Begin
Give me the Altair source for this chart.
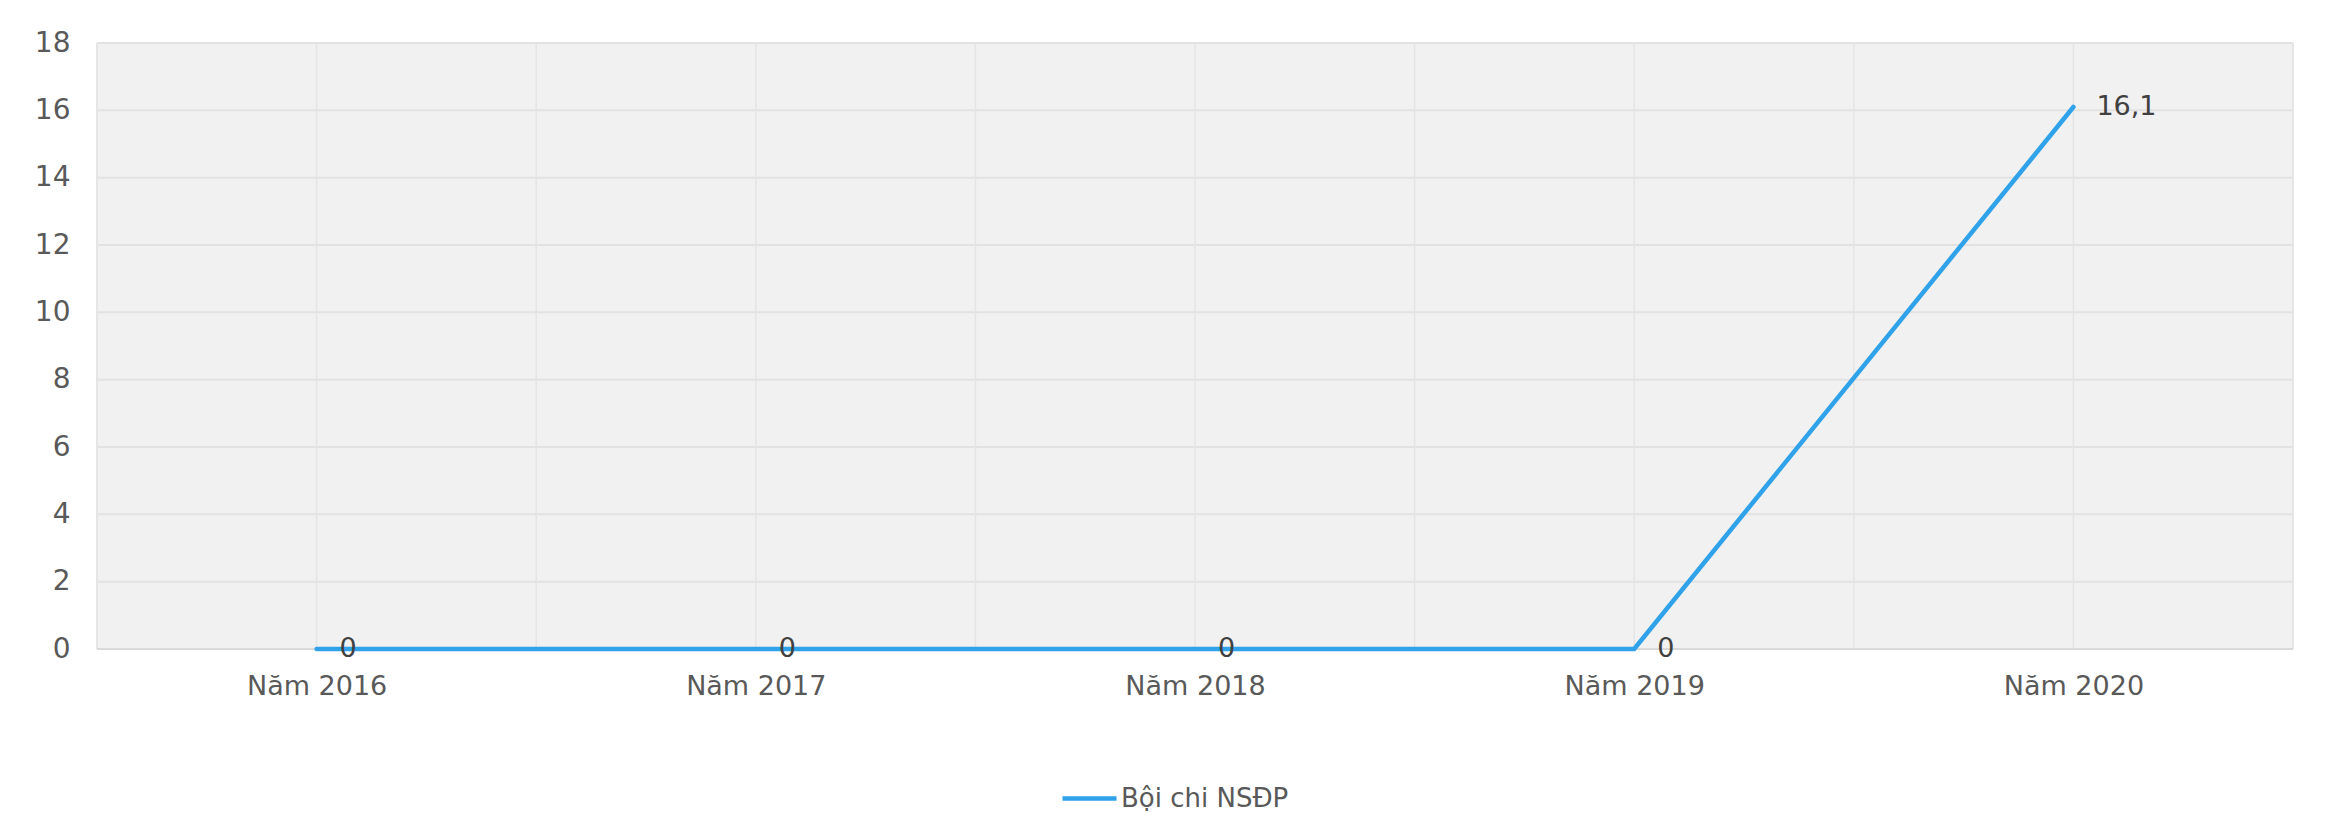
import altair as alt
import pandas as pd

# ---- data ----
categories = ["Năm 2016", "Năm 2017", "Năm 2018", "Năm 2019", "Năm 2020"]
values = [0, 0, 0, 0, 16.1]
value_labels = ["0", "0", "0", "0", "16,1"]
series_name = "Bội chi NSĐP"
y_ticks = [0, 2, 4, 6, 8, 10, 12, 14, 16, 18]

# ---- layout / style ----
W, H = 2196, 606
FONT = "DejaVu Sans"
BLUE = "#2fa2ea"
AXIS_TXT = "#595959"
LBL_TXT = "#404040"

n = len(categories)
df = pd.DataFrame({
    "idx": list(range(n)),
    "cat": categories,
    "value": values,
    "label": value_labels,
    "series": [series_name] * n,
})
x_grid = pd.DataFrame({"g": [i / 2 - 0.5 for i in range(2 * n + 1)]})
y_grid = pd.DataFrame({"g": y_ticks})
bg = pd.DataFrame({"x": [-0.5], "x2": [n - 0.5], "y": [y_ticks[0]], "y2": [y_ticks[-1]]})

xscale = alt.Scale(domain=[-0.5, n - 0.5], nice=False, zero=False)
yscale = alt.Scale(domain=[y_ticks[0], y_ticks[-1]], nice=False)

label_expr = "datum.value % 1 == 0 ? " + str(categories) + "[datum.value] : ''"

x_axis = alt.Axis(
    values=[i / 2 - 0.5 for i in range(2 * n + 1)],
    labelExpr=label_expr,
    title=None,
    grid=False,
    domain=False,
    ticks=False,
    tickSize=0,
    labelPadding=24,
    labelFont=FONT,
    labelFontSize=27,
    labelColor=AXIS_TXT,
)
y_axis = alt.Axis(
    values=y_ticks,
    title=None,
    grid=False,
    domain=False,
    ticks=False,
    tickSize=0,
    labelPadding=27,
    labelFont=FONT,
    labelFontSize=28,
    labelColor=AXIS_TXT,
)

background = alt.Chart(bg).mark_rect(fill="#f1f1f1", stroke="#d9d9d9", strokeWidth=1).encode(
    x=alt.X("x:Q", scale=xscale, axis=x_axis),
    x2="x2:Q",
    y=alt.Y("y:Q", scale=yscale, axis=y_axis),
    y2="y2:Q",
)

hgrid = alt.Chart(y_grid).mark_rule(color="#e2e2e2", strokeWidth=2).encode(
    y=alt.Y("g:Q", scale=yscale)
)
vgrid = alt.Chart(x_grid).mark_rule(color="#e4e4e4", strokeWidth=1.5).encode(
    x=alt.X("g:Q", scale=xscale)
)
baseline = alt.Chart(y_grid[y_grid["g"] == y_ticks[0]]).mark_rule(color="#d9d9d9", strokeWidth=2).encode(
    y=alt.Y("g:Q", scale=yscale)
)

line = alt.Chart(df).mark_line(strokeWidth=4.5, strokeCap="round").encode(
    x=alt.X("idx:Q", scale=xscale),
    y=alt.Y("value:Q", scale=yscale),
    color=alt.Color(
        "series:N",
        scale=alt.Scale(range=[BLUE]),
        legend=alt.Legend(
            orient="none",
            legendX=963,
            legendY=726,
            title=None,
            symbolType="stroke",
            symbolSize=2916,
            symbolStrokeWidth=4.5,
            labelFont=FONT,
            labelFontSize=26,
            labelColor=AXIS_TXT,
            labelOffset=2,
            labelLimit=500,
        ),
    ),
)

labels = alt.Chart(df).mark_text(
    align="left", baseline="middle", dx=23, font=FONT, fontSize=27, color=LBL_TXT
).encode(
    x=alt.X("idx:Q", scale=xscale),
    y=alt.Y("value:Q", scale=yscale),
    text="label:N",
)

chart = alt.layer(background, hgrid, vgrid, baseline, line, labels).properties(
    width=W,
    height=H,
    autosize=alt.AutoSizeParams(type="none"),
    padding={"left": 89, "top": 35, "right": 42, "bottom": 175},
    background="white",
).configure_view(stroke=None)

chart.save("out.html", embed_options={"renderer": "svg", "actions": False})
End
Task prompt —
Make an exact copy of the listing above. Do not include the pictures.

Problem solution —
Give me the Altair source for this chart.
import altair as alt
import pandas as pd

# ---- data ----
categories = ["Năm 2016", "Năm 2017", "Năm 2018", "Năm 2019", "Năm 2020"]
values = [0, 0, 0, 0, 16.1]
value_labels = ["0", "0", "0", "0", "16,1"]
series_name = "Bội chi NSĐP"
y_ticks = [0, 2, 4, 6, 8, 10, 12, 14, 16, 18]

# ---- layout / style ----
W, H = 2196, 606
FONT = "DejaVu Sans"
BLUE = "#2fa2ea"
AXIS_TXT = "#595959"
LBL_TXT = "#404040"

n = len(categories)
df = pd.DataFrame({
    "idx": list(range(n)),
    "cat": categories,
    "value": values,
    "label": value_labels,
    "series": [series_name] * n,
})
x_grid = pd.DataFrame({"g": [i / 2 - 0.5 for i in range(2 * n + 1)]})
y_grid = pd.DataFrame({"g": y_ticks})
bg = pd.DataFrame({"x": [-0.5], "x2": [n - 0.5], "y": [y_ticks[0]], "y2": [y_ticks[-1]]})

xscale = alt.Scale(domain=[-0.5, n - 0.5], nice=False, zero=False)
yscale = alt.Scale(domain=[y_ticks[0], y_ticks[-1]], nice=False)

label_expr = "datum.value % 1 == 0 ? " + str(categories) + "[datum.value] : ''"

x_axis = alt.Axis(
    values=[i / 2 - 0.5 for i in range(2 * n + 1)],
    labelExpr=label_expr,
    title=None,
    grid=False,
    domain=False,
    ticks=False,
    tickSize=0,
    labelPadding=24,
    labelFont=FONT,
    labelFontSize=27,
    labelColor=AXIS_TXT,
)
y_axis = alt.Axis(
    values=y_ticks,
    title=None,
    grid=False,
    domain=False,
    ticks=False,
    tickSize=0,
    labelPadding=27,
    labelFont=FONT,
    labelFontSize=28,
    labelColor=AXIS_TXT,
)

background = alt.Chart(bg).mark_rect(fill="#f1f1f1", stroke="#d9d9d9", strokeWidth=1).encode(
    x=alt.X("x:Q", scale=xscale, axis=x_axis),
    x2="x2:Q",
    y=alt.Y("y:Q", scale=yscale, axis=y_axis),
    y2="y2:Q",
)

hgrid = alt.Chart(y_grid).mark_rule(color="#e2e2e2", strokeWidth=2).encode(
    y=alt.Y("g:Q", scale=yscale)
)
vgrid = alt.Chart(x_grid).mark_rule(color="#e4e4e4", strokeWidth=1.5).encode(
    x=alt.X("g:Q", scale=xscale)
)
baseline = alt.Chart(y_grid[y_grid["g"] == y_ticks[0]]).mark_rule(color="#d9d9d9", strokeWidth=2).encode(
    y=alt.Y("g:Q", scale=yscale)
)

line = alt.Chart(df).mark_line(strokeWidth=4.5, strokeCap="round").encode(
    x=alt.X("idx:Q", scale=xscale),
    y=alt.Y("value:Q", scale=yscale),
    color=alt.Color(
        "series:N",
        scale=alt.Scale(range=[BLUE]),
        legend=alt.Legend(
            orient="none",
            legendX=963,
            legendY=726,
            title=None,
            symbolType="stroke",
            symbolSize=2916,
            symbolStrokeWidth=4.5,
            labelFont=FONT,
            labelFontSize=26,
            labelColor=AXIS_TXT,
            labelOffset=2,
            labelLimit=500,
        ),
    ),
)

labels = alt.Chart(df).mark_text(
    align="left", baseline="middle", dx=23, font=FONT, fontSize=27, color=LBL_TXT
).encode(
    x=alt.X("idx:Q", scale=xscale),
    y=alt.Y("value:Q", scale=yscale),
    text="label:N",
)

chart = alt.layer(background, hgrid, vgrid, baseline, line, labels).properties(
    width=W,
    height=H,
    autosize=alt.AutoSizeParams(type="none"),
    padding={"left": 89, "top": 35, "right": 42, "bottom": 175},
    background="white",
).configure_view(stroke=None)

chart.save("out.html", embed_options={"renderer": "svg", "actions": False})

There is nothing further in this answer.